WHAT YOU SHOULD DO.
Return precisely the span of lines from the top of the material below to the line containing "const yTicksB = [1, 10, 100, 1000, 10000, 100000];", both included. Pictures are excluded.

GIVEN MATERIAL.
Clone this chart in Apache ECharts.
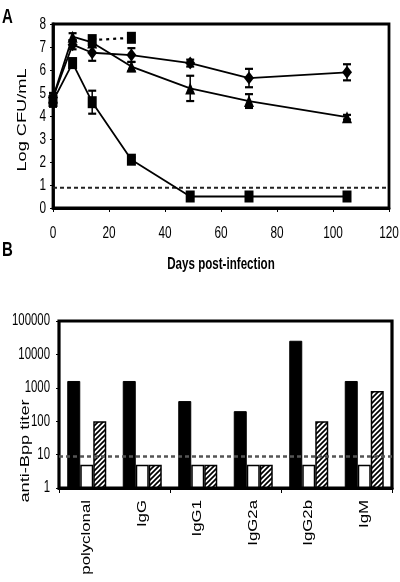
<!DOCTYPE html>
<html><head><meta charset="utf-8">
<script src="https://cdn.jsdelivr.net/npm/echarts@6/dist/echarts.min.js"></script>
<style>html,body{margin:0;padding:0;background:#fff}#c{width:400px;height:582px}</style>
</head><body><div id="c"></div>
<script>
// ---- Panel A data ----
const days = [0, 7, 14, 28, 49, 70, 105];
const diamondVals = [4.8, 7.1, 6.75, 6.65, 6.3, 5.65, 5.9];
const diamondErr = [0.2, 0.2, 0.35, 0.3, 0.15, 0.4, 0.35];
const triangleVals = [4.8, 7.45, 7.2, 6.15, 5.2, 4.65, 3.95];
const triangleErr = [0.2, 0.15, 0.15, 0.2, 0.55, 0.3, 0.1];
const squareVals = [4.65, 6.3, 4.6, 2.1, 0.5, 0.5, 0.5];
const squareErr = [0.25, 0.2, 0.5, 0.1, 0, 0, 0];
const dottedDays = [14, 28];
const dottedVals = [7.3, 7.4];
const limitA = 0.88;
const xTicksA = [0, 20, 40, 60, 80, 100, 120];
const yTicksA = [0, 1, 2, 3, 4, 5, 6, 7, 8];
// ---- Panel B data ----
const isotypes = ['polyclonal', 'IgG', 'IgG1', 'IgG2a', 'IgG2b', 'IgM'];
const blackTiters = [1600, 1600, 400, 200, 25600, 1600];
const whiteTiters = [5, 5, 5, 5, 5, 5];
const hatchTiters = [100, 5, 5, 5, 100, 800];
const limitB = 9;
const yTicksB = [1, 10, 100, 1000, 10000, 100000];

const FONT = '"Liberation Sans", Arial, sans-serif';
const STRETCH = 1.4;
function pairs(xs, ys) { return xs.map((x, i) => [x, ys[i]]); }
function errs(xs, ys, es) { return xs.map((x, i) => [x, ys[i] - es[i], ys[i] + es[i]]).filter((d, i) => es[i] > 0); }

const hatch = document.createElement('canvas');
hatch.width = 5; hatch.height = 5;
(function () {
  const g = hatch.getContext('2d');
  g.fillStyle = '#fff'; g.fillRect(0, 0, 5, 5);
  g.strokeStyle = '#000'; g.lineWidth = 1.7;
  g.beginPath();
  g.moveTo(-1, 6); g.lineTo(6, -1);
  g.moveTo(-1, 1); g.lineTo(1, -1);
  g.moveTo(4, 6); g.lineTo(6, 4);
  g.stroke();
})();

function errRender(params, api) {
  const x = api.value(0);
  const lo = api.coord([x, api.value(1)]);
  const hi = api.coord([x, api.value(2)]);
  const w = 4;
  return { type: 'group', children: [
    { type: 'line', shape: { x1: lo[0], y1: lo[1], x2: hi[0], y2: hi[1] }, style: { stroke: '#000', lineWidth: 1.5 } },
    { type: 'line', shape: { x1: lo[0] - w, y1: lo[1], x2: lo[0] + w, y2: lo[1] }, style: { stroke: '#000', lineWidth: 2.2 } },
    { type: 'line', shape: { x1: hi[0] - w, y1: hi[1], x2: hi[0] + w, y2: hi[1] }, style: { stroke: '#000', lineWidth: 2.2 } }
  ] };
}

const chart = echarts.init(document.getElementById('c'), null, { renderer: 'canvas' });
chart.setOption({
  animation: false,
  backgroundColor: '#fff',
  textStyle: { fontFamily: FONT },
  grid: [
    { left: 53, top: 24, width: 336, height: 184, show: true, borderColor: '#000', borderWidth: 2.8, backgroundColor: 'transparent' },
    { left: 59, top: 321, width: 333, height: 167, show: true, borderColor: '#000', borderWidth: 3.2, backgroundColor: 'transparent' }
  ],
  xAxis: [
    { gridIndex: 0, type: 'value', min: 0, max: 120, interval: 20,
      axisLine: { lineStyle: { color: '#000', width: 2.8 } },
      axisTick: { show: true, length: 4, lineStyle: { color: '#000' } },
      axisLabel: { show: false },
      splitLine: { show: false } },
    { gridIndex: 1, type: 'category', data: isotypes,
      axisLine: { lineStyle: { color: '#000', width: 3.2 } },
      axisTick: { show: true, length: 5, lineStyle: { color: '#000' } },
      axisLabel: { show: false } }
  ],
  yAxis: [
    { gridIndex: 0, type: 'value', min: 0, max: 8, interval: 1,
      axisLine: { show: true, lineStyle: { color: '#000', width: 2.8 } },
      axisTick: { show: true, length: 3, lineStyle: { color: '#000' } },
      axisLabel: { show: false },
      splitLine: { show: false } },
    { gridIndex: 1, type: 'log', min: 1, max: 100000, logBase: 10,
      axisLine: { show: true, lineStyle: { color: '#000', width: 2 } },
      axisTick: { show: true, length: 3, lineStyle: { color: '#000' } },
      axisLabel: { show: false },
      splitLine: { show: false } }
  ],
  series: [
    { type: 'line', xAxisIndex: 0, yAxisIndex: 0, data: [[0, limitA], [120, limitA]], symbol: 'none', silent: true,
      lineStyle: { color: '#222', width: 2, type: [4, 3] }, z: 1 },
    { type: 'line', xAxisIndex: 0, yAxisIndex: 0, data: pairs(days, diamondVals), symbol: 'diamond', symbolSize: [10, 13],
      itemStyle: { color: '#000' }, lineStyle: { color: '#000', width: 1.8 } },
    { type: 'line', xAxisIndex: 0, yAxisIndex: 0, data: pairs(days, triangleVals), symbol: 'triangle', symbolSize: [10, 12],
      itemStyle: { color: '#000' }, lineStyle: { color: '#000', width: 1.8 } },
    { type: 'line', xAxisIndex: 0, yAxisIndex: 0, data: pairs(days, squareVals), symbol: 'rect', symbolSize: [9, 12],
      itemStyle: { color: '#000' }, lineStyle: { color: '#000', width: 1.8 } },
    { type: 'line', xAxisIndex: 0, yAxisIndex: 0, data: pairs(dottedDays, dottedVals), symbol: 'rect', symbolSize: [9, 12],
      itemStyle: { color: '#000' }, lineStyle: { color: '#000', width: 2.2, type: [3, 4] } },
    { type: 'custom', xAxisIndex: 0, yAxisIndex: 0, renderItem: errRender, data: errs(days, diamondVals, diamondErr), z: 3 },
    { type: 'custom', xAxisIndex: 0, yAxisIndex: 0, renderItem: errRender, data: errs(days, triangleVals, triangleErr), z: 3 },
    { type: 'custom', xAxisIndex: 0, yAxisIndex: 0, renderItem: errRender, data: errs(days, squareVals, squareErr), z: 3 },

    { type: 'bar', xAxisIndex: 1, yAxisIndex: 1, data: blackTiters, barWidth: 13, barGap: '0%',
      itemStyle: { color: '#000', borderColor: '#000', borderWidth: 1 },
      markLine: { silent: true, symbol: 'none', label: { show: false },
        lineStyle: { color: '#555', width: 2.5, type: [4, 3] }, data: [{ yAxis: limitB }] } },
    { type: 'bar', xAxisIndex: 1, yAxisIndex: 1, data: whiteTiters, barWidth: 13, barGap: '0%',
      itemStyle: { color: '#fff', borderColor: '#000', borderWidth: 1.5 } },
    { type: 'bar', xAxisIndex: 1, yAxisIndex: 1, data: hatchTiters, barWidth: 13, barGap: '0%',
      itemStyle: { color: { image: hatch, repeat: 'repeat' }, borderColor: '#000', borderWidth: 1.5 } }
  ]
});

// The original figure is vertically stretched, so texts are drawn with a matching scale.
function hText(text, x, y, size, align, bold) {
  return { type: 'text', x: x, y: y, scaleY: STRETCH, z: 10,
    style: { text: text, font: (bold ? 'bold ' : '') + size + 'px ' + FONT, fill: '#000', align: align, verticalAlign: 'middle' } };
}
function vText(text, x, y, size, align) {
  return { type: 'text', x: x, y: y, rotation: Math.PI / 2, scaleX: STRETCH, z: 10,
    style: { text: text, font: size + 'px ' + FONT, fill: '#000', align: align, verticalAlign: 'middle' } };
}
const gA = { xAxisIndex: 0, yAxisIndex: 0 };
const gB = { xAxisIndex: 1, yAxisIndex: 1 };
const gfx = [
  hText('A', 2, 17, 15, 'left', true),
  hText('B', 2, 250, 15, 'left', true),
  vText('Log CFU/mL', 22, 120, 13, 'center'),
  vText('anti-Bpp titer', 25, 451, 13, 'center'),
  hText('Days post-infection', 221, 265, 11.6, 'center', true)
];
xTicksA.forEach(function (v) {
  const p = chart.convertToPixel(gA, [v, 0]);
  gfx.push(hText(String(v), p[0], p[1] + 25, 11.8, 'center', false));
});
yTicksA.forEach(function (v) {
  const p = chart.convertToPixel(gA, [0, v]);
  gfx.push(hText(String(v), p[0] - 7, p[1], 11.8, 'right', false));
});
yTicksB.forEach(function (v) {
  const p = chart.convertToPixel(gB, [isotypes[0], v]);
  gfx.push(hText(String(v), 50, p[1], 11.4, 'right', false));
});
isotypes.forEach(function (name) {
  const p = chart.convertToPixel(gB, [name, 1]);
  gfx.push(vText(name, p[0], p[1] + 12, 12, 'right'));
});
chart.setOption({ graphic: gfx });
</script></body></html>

WRITTEN ANSWER.
Clone this chart in Apache ECharts.
<!DOCTYPE html>
<html><head><meta charset="utf-8">
<script src="https://cdn.jsdelivr.net/npm/echarts@6/dist/echarts.min.js"></script>
<style>html,body{margin:0;padding:0;background:#fff}#c{width:400px;height:582px}</style>
</head><body><div id="c"></div>
<script>
// ---- Panel A data ----
const days = [0, 7, 14, 28, 49, 70, 105];
const diamondVals = [4.8, 7.1, 6.75, 6.65, 6.3, 5.65, 5.9];
const diamondErr = [0.2, 0.2, 0.35, 0.3, 0.15, 0.4, 0.35];
const triangleVals = [4.8, 7.45, 7.2, 6.15, 5.2, 4.65, 3.95];
const triangleErr = [0.2, 0.15, 0.15, 0.2, 0.55, 0.3, 0.1];
const squareVals = [4.65, 6.3, 4.6, 2.1, 0.5, 0.5, 0.5];
const squareErr = [0.25, 0.2, 0.5, 0.1, 0, 0, 0];
const dottedDays = [14, 28];
const dottedVals = [7.3, 7.4];
const limitA = 0.88;
const xTicksA = [0, 20, 40, 60, 80, 100, 120];
const yTicksA = [0, 1, 2, 3, 4, 5, 6, 7, 8];
// ---- Panel B data ----
const isotypes = ['polyclonal', 'IgG', 'IgG1', 'IgG2a', 'IgG2b', 'IgM'];
const blackTiters = [1600, 1600, 400, 200, 25600, 1600];
const whiteTiters = [5, 5, 5, 5, 5, 5];
const hatchTiters = [100, 5, 5, 5, 100, 800];
const limitB = 9;
const yTicksB = [1, 10, 100, 1000, 10000, 100000];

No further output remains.